I loved all of the Narnia books, but my favourite was the Voyage of the Dawn Treader.
These days my relationship to Narnia, and Lewis’ work, is more complicated. The sheer transparency with which he parallels Christian motifs and symbols I find jarring; his treatment of Susan (and Lucy) I find uncomfortable. But still, I find a magic in reading about the Dawn Treader’s voyage across the sea into the East: about the islands encountered along the way and the mermaid kingdoms just below the surface of the ocean.
It’s a magic that’s far from unique to C. S. Lewis, of course.
The closing chapters of A Wizard of Earthsea, as Ged departs to chase his shadow and sails the Archipelago, have the same wonder (as do parts of its sequel The Farthest Shore).
Terry Brooks’ trilogy The Voyage of the Jerle Shannara spends the first and third books telling of an airship voyaging across strange and distant seas, sailing amidst the clouds and stopping at strange and enchanted islands, and captures the same essence.
The ancient Irish folktales of Immrama concerned the same motifs, as do animated films like Sinbad: Legend of the Seven Seas and Kubo and the Two Strings.
Even works like Moby Dick and its many cousins have something of the quality in question about them.
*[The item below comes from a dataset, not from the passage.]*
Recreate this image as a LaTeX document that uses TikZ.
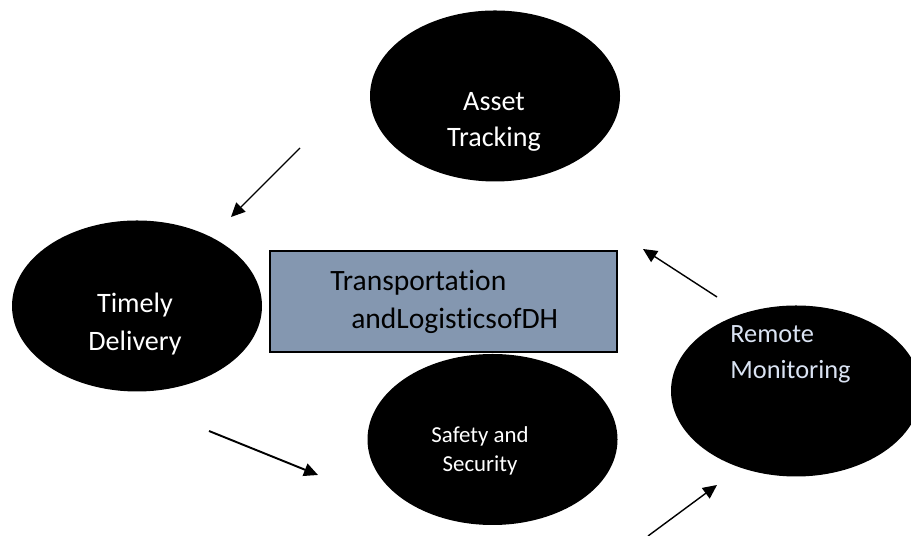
\documentclass[tikz,border=0pt]{standalone}
\usepackage{fontspec}
\setmainfont{Carlito}[Ligatures={NoCommon,NoContextual}]
\usetikzlibrary{arrows.meta,positioning,shapes.geometric}

\definecolor{hubfill}{RGB}{132,151,176}
\definecolor{paleblue}{RGB}{218,227,243}

\begin{document}
\begin{tikzpicture}[
    >={Triangle[length=0.28cm,width=0.26cm]},
    ell/.style={ellipse, fill=black, minimum width=5.0cm, minimum height=3.42cm, inner sep=0pt},
    hub/.style={rectangle, draw=black, line width=1.1pt, fill=hubfill, minimum width=6.94cm, minimum height=2.02cm},
    lbl/.style={text=white, align=center, inner sep=0pt, font=\fontsize{16}{20.5}\selectfont},
    arr/.style={->, line width=0.8pt},
  ]

  \useasboundingbox (0,0) rectangle (18.22,10.72);

  %% ===== ELLIPSES =====
  \node[ell] (asset)  at (9.90, 8.80) {};
  \node[ell] (timely) at (2.74, 4.60) {};
  \node[ell] (safety) at (9.85, 1.93) {};
  \node[ell] (remote) at (15.92, 2.90) {};

  %% centre box, laid over the top of the safety ellipse
  \node[hub] (hub) at (8.87, 4.69) {};

  %% ===== LABELS =====
  \node[lbl] (assetTxt) at (9.88, 8.28) {Asset\\Tracking};
  \node[lbl, font=\fontsize{16}{21.6}\selectfont] (timelyTxt) at (2.70, 4.24) {Timely\\Delivery};
  \node[lbl, text=black, align=left, anchor=west, font=\fontsize{16.8}{21.6}\selectfont]
    (hubTxt) at (6.60, 4.68) {Transportation\\\hspace*{0.42cm}andLogisticsofDH};
  \node[lbl, font=\fontsize{13}{16.5}\selectfont] (safetyTxt) at (9.60, 1.70) {Safety and\\Security};
  \node[lbl, text=paleblue, align=left, anchor=west, font=\fontsize{15}{20.5}\selectfont]
    (remoteTxt) at (14.60, 3.64) {Remote\\Monitoring};

  %% ===== ARROWS =====
  \coordinate (trkFrom) at (6.00, 7.76);
  \coordinate (trkTo)   at (4.62, 6.38);
  \coordinate (monFrom) at (14.34, 4.78);
  \coordinate (monTo)   at (12.86, 5.74);
  \coordinate (delFrom) at (4.18, 2.10);
  \coordinate (delTo)   at (6.36, 1.22);
  \coordinate (secFrom) at (12.96, 0);
  \coordinate (secTo)   at (14.34, 1.02);

  \draw[arr, line width=0.7pt] (trkFrom) -- (trkTo);
  \draw[arr] (monFrom) -- (monTo);
  \draw[arr, line width=1.1pt] (delFrom) -- (delTo);
  \draw[arr] (secFrom) -- (secTo);

\end{tikzpicture}
\end{document}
There is a long and proud tradition in storytelling of this motif: the surreal fantastical voyage across uncharted and dream-like seas. Bizarre creatures lurking in the deeps below, savage weather raking the deck, islands and impossible encounters delaying the journey’s progress.
And so, Across the Endless Sea
Across the Endless Sea is a storygame, a collaborative experience for up to five players chronicling the voyage of the People (as they call themselves) through the Endless Sea.
I’m going to be chronicling the design process publically here on this blog, opening the refinement of this inchoate game up to outside scrutiny and hopefully starting a dialogue of commentary and feedback that will allow me to make this game better, stronger, and stranger than I could have on my own.
Mechanics-wise, I’m going to be borrowing from the Playbook/Move structure of Vincent Baker’s Apocalypse World, and the innovation of having each player take on both a protagonist and an aspect of the story’s antagonism from Avery Alder’s Dream Askew.
My goal is to create a game that captures that feeling of wonder and dream-like reverie that I loved in Voyage of the Dawn Treader as a child.
- I want it to be GMless, not least so that I actually get a chance to play it (unlike anything else I write).
- I want it to be inspiring, the text capturing a mood to put the players in the game’s tone and mood.
- I want it to be invisible, a framework that helps create great stories and guides creativity in organic and unobtrusive ways.
- I want it to play with ideas of collaboration and opposition in RPGs/storygames, allowing fluid movement between the roles of environment and explorers.
- I want it to leave a space open for groups to shape their emotional landscape: longing, or bittersweet, or joyous, or desperate, as the group deems appropriate.
- I want to be able to release it for first-stage playtesting on my Patreon by the end of April.